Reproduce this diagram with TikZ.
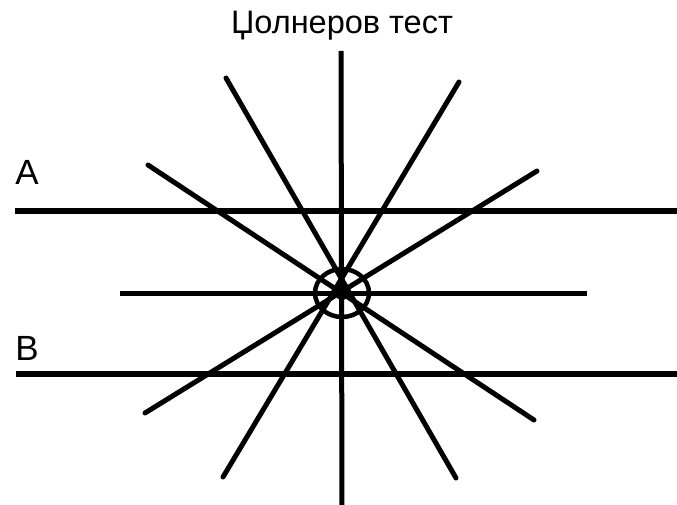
\documentclass[tikz,border=0pt]{standalone}
\usepackage{fontspec}
\setmainfont{Liberation Sans}
\begin{document}
\begin{tikzpicture}[x=1pt,y=-1pt,
  thick line/.style={line width=6pt,line cap=round},
  ray/.style={line width=5pt,line cap=round},
  lbl/.style={inner sep=0pt,font=\fontsize{35}{36}\selectfont}]
\useasboundingbox (0,0) rectangle (677,505);
% title
\node[inner sep=0pt,font=\fontsize{32.5}{34}\selectfont] (title) at (342,26) {Џолнеров тест};
% labels
\node[lbl] (A) at (27,172) {A};
\node[lbl] (B) at (27,348) {B};
% coordinates
\coordinate (Aw) at (15,211);
\coordinate (Ae) at (680,211);
\coordinate (Bw) at (16,374);
\coordinate (Be) at (680,374);
\coordinate (Mw) at (120,293);
\coordinate (Me) at (587,293);
\coordinate (Vn) at (341,51);
\coordinate (Vs) at (342,510);
\coordinate (c) at (342,293);
\coordinate (r1a) at (226,78);  \coordinate (r1b) at (456,478);
\coordinate (r2a) at (148,165); \coordinate (r2b) at (534,420);
\coordinate (r3a) at (459,82);  \coordinate (r3b) at (223,477);
\coordinate (r4a) at (537,171); \coordinate (r4b) at (145,413);
% lines
\draw[thick line,line cap=butt] (Aw) -- (Ae);
\draw[thick line,line cap=butt] (Bw) -- (Be);
\draw[ray,line cap=butt] (Mw) -- (Me);
\draw[ray,line cap=butt] (Vn) -- (Vs);
\draw[ray] (r1a) -- (r1b);
\draw[ray] (r2a) -- (r2b);
\draw[ray] (r3a) -- (r3b);
\draw[ray] (r4a) -- (r4b);
\draw[line width=4.5pt] (c) ellipse [x radius=27, y radius=24];
\fill (c) circle (7);
\end{tikzpicture}
\end{document}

---

Short task:
Using the data above, write out every line exactly, leaving the images behind.

Written answer:
Reproduce this diagram with TikZ.
\documentclass[tikz,border=0pt]{standalone}
\usepackage{fontspec}
\setmainfont{Liberation Sans}
\begin{document}
\begin{tikzpicture}[x=1pt,y=-1pt,
  thick line/.style={line width=6pt,line cap=round},
  ray/.style={line width=5pt,line cap=round},
  lbl/.style={inner sep=0pt,font=\fontsize{35}{36}\selectfont}]
\useasboundingbox (0,0) rectangle (677,505);
% title
\node[inner sep=0pt,font=\fontsize{32.5}{34}\selectfont] (title) at (342,26) {Џолнеров тест};
% labels
\node[lbl] (A) at (27,172) {A};
\node[lbl] (B) at (27,348) {B};
% coordinates
\coordinate (Aw) at (15,211);
\coordinate (Ae) at (680,211);
\coordinate (Bw) at (16,374);
\coordinate (Be) at (680,374);
\coordinate (Mw) at (120,293);
\coordinate (Me) at (587,293);
\coordinate (Vn) at (341,51);
\coordinate (Vs) at (342,510);
\coordinate (c) at (342,293);
\coordinate (r1a) at (226,78);  \coordinate (r1b) at (456,478);
\coordinate (r2a) at (148,165); \coordinate (r2b) at (534,420);
\coordinate (r3a) at (459,82);  \coordinate (r3b) at (223,477);
\coordinate (r4a) at (537,171); \coordinate (r4b) at (145,413);
% lines
\draw[thick line,line cap=butt] (Aw) -- (Ae);
\draw[thick line,line cap=butt] (Bw) -- (Be);
\draw[ray,line cap=butt] (Mw) -- (Me);
\draw[ray,line cap=butt] (Vn) -- (Vs);
\draw[ray] (r1a) -- (r1b);
\draw[ray] (r2a) -- (r2b);
\draw[ray] (r3a) -- (r3b);
\draw[ray] (r4a) -- (r4b);
\draw[line width=4.5pt] (c) ellipse [x radius=27, y radius=24];
\fill (c) circle (7);
\end{tikzpicture}
\end{document}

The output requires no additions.